Would be nice to be able to send the firmware for the nodes across the bus and have them be dynamically configured.

High bandwidth sensors:

• GPS
  • either COTS (commercial off the shelf) GPS
  • or GPL-GPS (General Public License GPS)
• IMU

IMU takes up 40% of the current CAN bus, so it may make sense to put it on a separate bus. This may also be combined with pressure and temperature sensors on a separate bus. Testing will have to be done that shows how much bandwidth the IMU takes on the CAN bus.

Low bandwidth sensors:

• APS (avionics power supply)
• ATV

Current Flight Computer

Men Micro board:

• Power PC architecture
• uses MPC5200 chip
• SPI (Serial Peripheral Interface)
• I²C
• two CAN buses
• two serial ports
• USB
• ethernet
• PCI
• PCI-104 form factor
• Uses Motorola CAN chip

Limitations of the current flight computer:

• there have been issues with the MPC5200 chip (rev C works)
• other boards may have more USB ports
• this board will need to have a breakout board for connections

There aren't many "middle-line" Power PC chips - most are either low-end or high-end. This was the only board that offered what we needed and conformed to PCI-104. There is another board that isn't PCI-104 form factor that may work. (Andrew, link?)

Misc

Glenn proposed an older fly-by-wire system used by the military. The pros and cons were discussed. (Glenn, link?)

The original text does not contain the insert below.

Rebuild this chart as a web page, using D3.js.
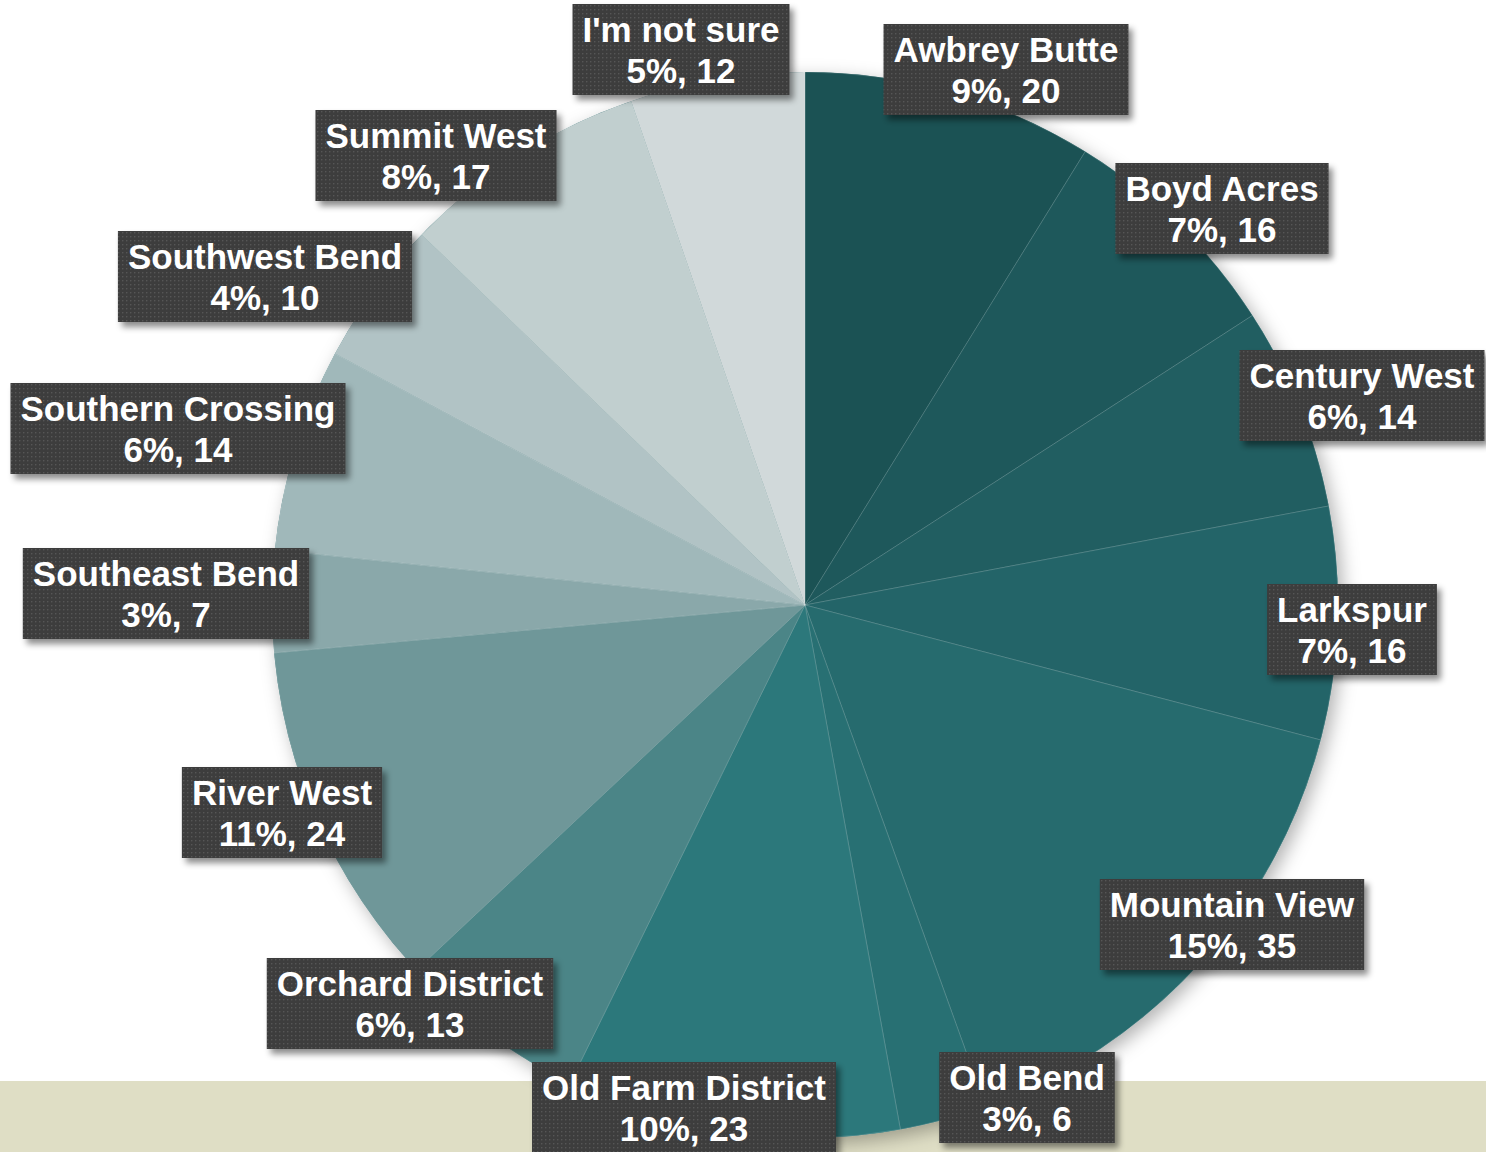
<!DOCTYPE html>
<html>
<head>
<meta charset="utf-8">
<title>Neighborhood pie</title>
<script src="https://cdn.jsdelivr.net/npm/d3@7"></script>
<style>
  html, body { margin: 0; padding: 0; background: #fff; }
  svg { display: block; }
</style>
</head>
<body>
<div id="chart"></div>
<script>
// data, clockwise from 12 o'clock
var categories = ["Awbrey Butte", "Boyd Acres", "Century West", "Larkspur", "Mountain View",
  "Old Bend", "Old Farm District", "Orchard District", "River West", "Southeast Bend",
  "Southern Crossing", "Southwest Bend", "Summit West", "I'm not sure"];
var counts = [20, 16, 14, 16, 35, 6, 23, 13, 24, 7, 14, 10, 17, 12];
var sliceColors = ["#1b5254", "#1e585b", "#215e61", "#236468", "#266b6e", "#287073",
  "#2c787b", "#4b8587", "#6f9799", "#8aa8aa", "#a0b8ba", "#b1c3c5", "#c1cfcf", "#d1d9da"];
// label box placement: [center x, top y]
var labelPos = [[1006, 24], [1222, 163], [1362, 350], [1352, 584], [1232, 879],
  [1027, 1052], [684, 1062], [410, 958], [282, 767], [166, 548],
  [178, 383], [265, 231], [436, 110], [681, 4]];

var W = 1486, H = 1152, cx = 805, cy = 605, R = 533;

// percentages rounded so they add up to 100 (largest remainder)
var total = d3.sum(counts);
var raw = counts.map(function(v){ return v / total * 100 });
var pct = raw.map(Math.floor);
var left = 100 - d3.sum(pct);
d3.range(counts.length)
  .sort(function(a, b){ return (raw[b] - pct[b]) - (raw[a] - pct[a]) })
  .slice(0, left)
  .forEach(function(i){ pct[i] += 1 });

var svg = d3.select("#chart").append("svg").attr("width", W).attr("height", H);
var defs = svg.append("defs");

var pieShadow = defs.append("filter").attr("id", "pieShadow")
  .attr("x", "-10%").attr("y", "-10%").attr("width", "120%").attr("height", "120%");
pieShadow.append("feDropShadow").attr("dx", 5).attr("dy", 6)
  .attr("stdDeviation", 9).attr("flood-color", "#000").attr("flood-opacity", 0.3);

var boxShadow = defs.append("filter").attr("id", "boxShadow")
  .attr("x", "-10%").attr("y", "-20%").attr("width", "125%").attr("height", "150%");
boxShadow.append("feDropShadow").attr("dx", 4).attr("dy", 5)
  .attr("stdDeviation", 3).attr("flood-color", "#000").attr("flood-opacity", 0.45);

var dots = defs.append("pattern").attr("id", "dots")
  .attr("patternUnits", "userSpaceOnUse").attr("width", 4).attr("height", 4);
dots.append("rect").attr("width", 4).attr("height", 4).attr("fill", "#3c3c3c");
dots.append("rect").attr("x", 1).attr("y", 1).attr("width", 1.4).attr("height", 1.4).attr("fill", "#575757");

svg.append("rect").attr("width", W).attr("height", H).attr("fill", "#fff");
svg.append("rect").attr("y", 1081).attr("width", W).attr("height", H - 1081).attr("fill", "#dfdec5");

var pie = d3.pie().sort(null).value(function(d){ return d });
var arc = d3.arc().innerRadius(0).outerRadius(R);

var g = svg.append("g").attr("transform", "translate(" + cx + "," + cy + ")");
g.append("circle").attr("r", R).attr("fill", "#256064").attr("filter", "url(#pieShadow)");
g.selectAll("path").data(pie(counts)).enter()
  .append("path")
  .attr("d", arc)
  .attr("fill", function(d, i){ return sliceColors[i] })
  .attr("stroke", "rgba(255,255,255,0.22)")
  .attr("stroke-width", 0.7);

// labels
var lab = svg.selectAll("g.lab").data(categories).enter()
  .append("g").attr("class", "lab")
  .attr("transform", function(d, i){ return "translate(" + labelPos[i][0] + "," + labelPos[i][1] + ")" });

var bg = lab.append("rect");

lab.append("text")
  .attr("text-anchor", "middle")
  .attr("y", 38)
  .style("font", "bold 35px 'Liberation Sans', Arial, sans-serif")
  .attr("fill", "#fff")
  .text(function(d){ return d });

lab.append("text")
  .attr("text-anchor", "middle")
  .attr("y", 79)
  .style("font", "bold 35px 'Liberation Sans', Arial, sans-serif")
  .attr("fill", "#fff")
  .text(function(d, i){ return pct[i] + "%, " + counts[i] });

bg.each(function(){
  var node = this.parentNode;
  var w = d3.max(d3.select(node).selectAll("text").nodes(), function(t){ return t.getComputedTextLength() });
  d3.select(this)
    .attr("x", -w / 2 - 10).attr("y", 0)
    .attr("width", w + 20).attr("height", 91)
    .attr("fill", "url(#dots)")
    .attr("filter", "url(#boxShadow)");
});
</script>
</body>
</html>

SMAD - space mission analysis and design - large book, but a good resource

Action Items

• Read the 1999 white paper.
• Where can we get a good Wiki math attachment? (Emma?)
  • http://johannes.sipsolutions.net/Projects/new-moinmoin-latex (better choice?)
  • http://moinmoin.wikiwikiweb.de/MathMlSupport (does this actually work?)
  • reference: http://mcelrath.org/Notes/WikiEngines

Next meeting

Wednesday, January 4th, 2006 - FAB155, 7pm. Professor Faust will be attending. (Didn't show.)